Thom: The sentence "when I go forward, you go backwards and somewhere we will meet" is about : Not giving a damn about that bullshit. After a while, you get this attitude of "You're all in this circus, but I laugh with it". On the other hand, I do need those votes of course (smiles).
Ed: If Tony Blair can behave as a pop-star, why shouldn't we feel a bit like politicians ?
Phil: We are the New Labour of Rock !
Thom: The songs are far less personal than the ones on 'The Bends'. I didn't feel that same need to tell my own story. I was much more involved in other peoples world, and I put my own thoughts in perspective.
Colin: The lyrics are more like trips in Thoms mind than really personal thoughts.

Thom: Some people don't dare to sleep with the window open, because they're afraid that the monsters that they see in their imagination will come inside. This song is about the monster in the closet... I found the sentence "the crack of the waning smile/15 blows to the skull" after I had read in the New York Times that 8 out of 10 mass murderers in American history committed their crimes after 1980 and that they were all males between 30 and 40, who had just lost their job or had just been through a divorce.
Ed: We recorded the song in the house of actress Jane Seymour in Bath, where The Cure recorded 'Wild Mood Swings'. We recorded in the library. That's were the er...'gothical' mood of the song comes from.
Jonny: For the 'white noise' flashes at the end, we used 16 violins that were just not playing the same. It may sound blasé but we were a bit fed up with rock-arrangements. They haven't evolved since 'Eleanor Rigby' of the The Beatles. We discoverd the Polish composer Penderécki. Since than, all we do is steal from him ! (smiles)

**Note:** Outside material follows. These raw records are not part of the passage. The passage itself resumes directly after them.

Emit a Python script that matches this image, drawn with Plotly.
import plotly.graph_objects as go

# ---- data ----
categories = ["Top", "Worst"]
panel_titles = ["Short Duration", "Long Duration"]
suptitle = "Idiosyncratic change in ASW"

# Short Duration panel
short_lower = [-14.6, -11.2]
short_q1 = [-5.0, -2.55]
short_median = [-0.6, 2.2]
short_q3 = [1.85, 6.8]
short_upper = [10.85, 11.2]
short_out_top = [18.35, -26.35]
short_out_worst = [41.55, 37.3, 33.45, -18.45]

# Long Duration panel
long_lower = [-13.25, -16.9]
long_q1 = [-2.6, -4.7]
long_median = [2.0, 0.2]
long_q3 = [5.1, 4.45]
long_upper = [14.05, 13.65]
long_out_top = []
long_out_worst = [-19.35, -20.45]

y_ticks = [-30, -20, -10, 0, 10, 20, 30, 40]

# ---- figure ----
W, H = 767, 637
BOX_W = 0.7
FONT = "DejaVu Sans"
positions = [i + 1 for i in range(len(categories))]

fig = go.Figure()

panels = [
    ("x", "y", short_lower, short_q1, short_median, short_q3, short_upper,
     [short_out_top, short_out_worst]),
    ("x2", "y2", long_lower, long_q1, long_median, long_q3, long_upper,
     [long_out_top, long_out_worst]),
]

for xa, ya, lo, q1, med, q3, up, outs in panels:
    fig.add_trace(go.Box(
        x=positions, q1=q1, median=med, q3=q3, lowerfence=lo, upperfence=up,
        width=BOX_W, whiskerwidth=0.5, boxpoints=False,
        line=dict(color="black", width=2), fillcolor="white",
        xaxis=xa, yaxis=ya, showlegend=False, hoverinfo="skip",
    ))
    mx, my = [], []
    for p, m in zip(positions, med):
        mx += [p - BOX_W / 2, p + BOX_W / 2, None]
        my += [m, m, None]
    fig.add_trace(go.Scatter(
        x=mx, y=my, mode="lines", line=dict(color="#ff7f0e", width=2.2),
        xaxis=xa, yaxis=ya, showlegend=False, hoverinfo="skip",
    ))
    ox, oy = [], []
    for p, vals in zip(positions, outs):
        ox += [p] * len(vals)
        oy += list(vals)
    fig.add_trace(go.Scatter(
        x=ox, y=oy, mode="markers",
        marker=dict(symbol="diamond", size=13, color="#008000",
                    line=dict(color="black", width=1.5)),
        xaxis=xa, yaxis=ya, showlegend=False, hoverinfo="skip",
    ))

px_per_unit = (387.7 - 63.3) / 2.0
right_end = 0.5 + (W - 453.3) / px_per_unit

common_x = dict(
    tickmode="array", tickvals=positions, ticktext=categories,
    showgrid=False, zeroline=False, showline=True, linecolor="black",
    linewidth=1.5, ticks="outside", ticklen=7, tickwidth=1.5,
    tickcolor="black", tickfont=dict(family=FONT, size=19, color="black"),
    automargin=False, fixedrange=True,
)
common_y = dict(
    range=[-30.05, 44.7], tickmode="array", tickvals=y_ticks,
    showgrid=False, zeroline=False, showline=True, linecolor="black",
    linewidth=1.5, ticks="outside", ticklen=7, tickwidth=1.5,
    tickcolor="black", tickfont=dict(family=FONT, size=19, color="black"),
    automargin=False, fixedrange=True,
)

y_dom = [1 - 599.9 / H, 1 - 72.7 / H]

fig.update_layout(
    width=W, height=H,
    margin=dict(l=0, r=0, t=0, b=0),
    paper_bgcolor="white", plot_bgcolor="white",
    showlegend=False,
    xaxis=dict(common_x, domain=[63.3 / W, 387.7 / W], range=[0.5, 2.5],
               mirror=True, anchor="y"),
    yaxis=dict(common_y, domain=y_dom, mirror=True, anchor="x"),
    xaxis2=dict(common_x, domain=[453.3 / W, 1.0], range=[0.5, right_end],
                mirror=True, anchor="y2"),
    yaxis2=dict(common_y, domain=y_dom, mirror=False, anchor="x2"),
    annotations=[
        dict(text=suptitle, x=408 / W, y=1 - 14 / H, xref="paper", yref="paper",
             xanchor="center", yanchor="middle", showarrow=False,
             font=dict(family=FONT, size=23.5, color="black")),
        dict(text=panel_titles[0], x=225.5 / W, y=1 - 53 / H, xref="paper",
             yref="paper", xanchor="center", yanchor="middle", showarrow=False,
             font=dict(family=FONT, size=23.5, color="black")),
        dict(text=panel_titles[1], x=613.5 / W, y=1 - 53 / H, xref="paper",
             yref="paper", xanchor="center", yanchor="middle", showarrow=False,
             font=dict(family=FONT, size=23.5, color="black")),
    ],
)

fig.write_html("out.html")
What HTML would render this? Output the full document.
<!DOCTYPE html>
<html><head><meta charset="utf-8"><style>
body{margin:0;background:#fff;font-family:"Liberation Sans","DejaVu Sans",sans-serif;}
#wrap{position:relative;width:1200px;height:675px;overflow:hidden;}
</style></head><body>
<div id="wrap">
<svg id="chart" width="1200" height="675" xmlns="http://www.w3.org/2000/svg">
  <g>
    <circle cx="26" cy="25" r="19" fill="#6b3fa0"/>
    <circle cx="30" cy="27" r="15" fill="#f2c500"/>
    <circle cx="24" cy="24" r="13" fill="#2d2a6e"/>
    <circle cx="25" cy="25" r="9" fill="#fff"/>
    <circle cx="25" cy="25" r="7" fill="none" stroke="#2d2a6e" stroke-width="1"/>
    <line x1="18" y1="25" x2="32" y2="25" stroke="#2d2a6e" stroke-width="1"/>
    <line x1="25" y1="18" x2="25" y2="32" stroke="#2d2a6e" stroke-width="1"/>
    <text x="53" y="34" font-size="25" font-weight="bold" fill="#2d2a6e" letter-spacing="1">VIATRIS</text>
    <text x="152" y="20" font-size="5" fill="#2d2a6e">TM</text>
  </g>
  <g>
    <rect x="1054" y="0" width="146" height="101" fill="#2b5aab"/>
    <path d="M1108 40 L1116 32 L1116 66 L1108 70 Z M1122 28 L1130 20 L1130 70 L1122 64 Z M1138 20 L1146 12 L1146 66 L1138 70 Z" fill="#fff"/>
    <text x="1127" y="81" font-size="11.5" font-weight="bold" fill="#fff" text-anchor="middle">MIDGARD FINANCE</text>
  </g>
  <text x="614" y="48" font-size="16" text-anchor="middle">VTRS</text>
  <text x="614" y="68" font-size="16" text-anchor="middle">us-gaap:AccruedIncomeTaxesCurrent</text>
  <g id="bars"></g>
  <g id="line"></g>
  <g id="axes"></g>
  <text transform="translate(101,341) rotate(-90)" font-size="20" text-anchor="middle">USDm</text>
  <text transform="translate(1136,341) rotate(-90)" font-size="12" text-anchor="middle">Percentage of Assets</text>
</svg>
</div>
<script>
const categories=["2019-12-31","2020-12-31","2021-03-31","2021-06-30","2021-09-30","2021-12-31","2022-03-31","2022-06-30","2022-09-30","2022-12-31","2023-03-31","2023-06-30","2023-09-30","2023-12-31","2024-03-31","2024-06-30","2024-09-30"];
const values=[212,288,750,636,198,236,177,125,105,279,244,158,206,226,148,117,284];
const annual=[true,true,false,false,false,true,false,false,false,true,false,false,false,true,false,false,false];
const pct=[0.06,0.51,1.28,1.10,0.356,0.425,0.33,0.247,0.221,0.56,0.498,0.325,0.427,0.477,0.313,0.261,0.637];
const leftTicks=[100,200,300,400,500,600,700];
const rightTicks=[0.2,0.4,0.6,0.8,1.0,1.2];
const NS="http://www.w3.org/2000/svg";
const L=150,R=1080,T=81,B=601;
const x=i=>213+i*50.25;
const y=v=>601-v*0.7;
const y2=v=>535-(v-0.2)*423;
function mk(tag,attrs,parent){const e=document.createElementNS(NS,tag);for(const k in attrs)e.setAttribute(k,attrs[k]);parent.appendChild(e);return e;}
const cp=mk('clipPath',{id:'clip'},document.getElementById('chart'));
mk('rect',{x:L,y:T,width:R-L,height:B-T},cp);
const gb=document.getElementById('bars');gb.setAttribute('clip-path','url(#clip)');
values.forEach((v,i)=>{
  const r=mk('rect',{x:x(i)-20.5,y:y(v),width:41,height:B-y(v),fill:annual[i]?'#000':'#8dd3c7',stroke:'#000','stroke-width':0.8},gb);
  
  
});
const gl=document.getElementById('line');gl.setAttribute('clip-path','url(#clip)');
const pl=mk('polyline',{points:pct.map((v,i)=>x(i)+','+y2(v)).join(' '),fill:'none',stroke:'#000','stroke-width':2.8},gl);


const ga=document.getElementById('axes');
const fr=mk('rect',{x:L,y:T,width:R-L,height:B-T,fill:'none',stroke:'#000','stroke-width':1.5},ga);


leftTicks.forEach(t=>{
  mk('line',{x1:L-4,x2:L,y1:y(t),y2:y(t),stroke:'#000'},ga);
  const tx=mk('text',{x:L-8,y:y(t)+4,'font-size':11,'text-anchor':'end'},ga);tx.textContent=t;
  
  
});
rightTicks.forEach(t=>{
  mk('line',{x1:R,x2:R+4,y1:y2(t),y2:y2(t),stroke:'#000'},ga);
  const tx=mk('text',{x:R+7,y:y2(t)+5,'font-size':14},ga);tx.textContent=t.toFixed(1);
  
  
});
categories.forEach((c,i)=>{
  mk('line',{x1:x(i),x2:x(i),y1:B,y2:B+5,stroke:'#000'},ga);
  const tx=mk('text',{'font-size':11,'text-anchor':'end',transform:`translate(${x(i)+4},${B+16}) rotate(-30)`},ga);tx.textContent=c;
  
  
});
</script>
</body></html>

Thom: We wanted it to have the atmosphere of Marvin Gaye. Or Louis Armstrong's 'Wonderful world'.
Colin: It's our 'stadium-friendly' song. The idea was : First frighten everyone with 'Climbing up the walls' and then comfort them again with a popsong with a chorus that sounds like a lullaby.
Thom: I wanted a song that sounded like new double-glass : Hope-giving, clean and safe.

Ed: When we recorded 'Lucky' for the benefit album for Bosnia, everyone was full of praise because we had written a new song. Actually, we only did that because we're terrible with covers. The record only made it to #53 in the English charts though. We were ashamed. Our contribution to the good cause didn't make any money.
Thom: It was double painfull because all 5 of us thought that 'Lucky' was our best song. I remember that I was really happy when Jonny came up with that sample of the choir.

Jonny: That is MY song. I was surprised that the other 4 let me do it. 'The Tourist' doesn't sound like radiohead at all. It's a song where there doesn't have to happen anything every 3 seconds. It has become a song with space.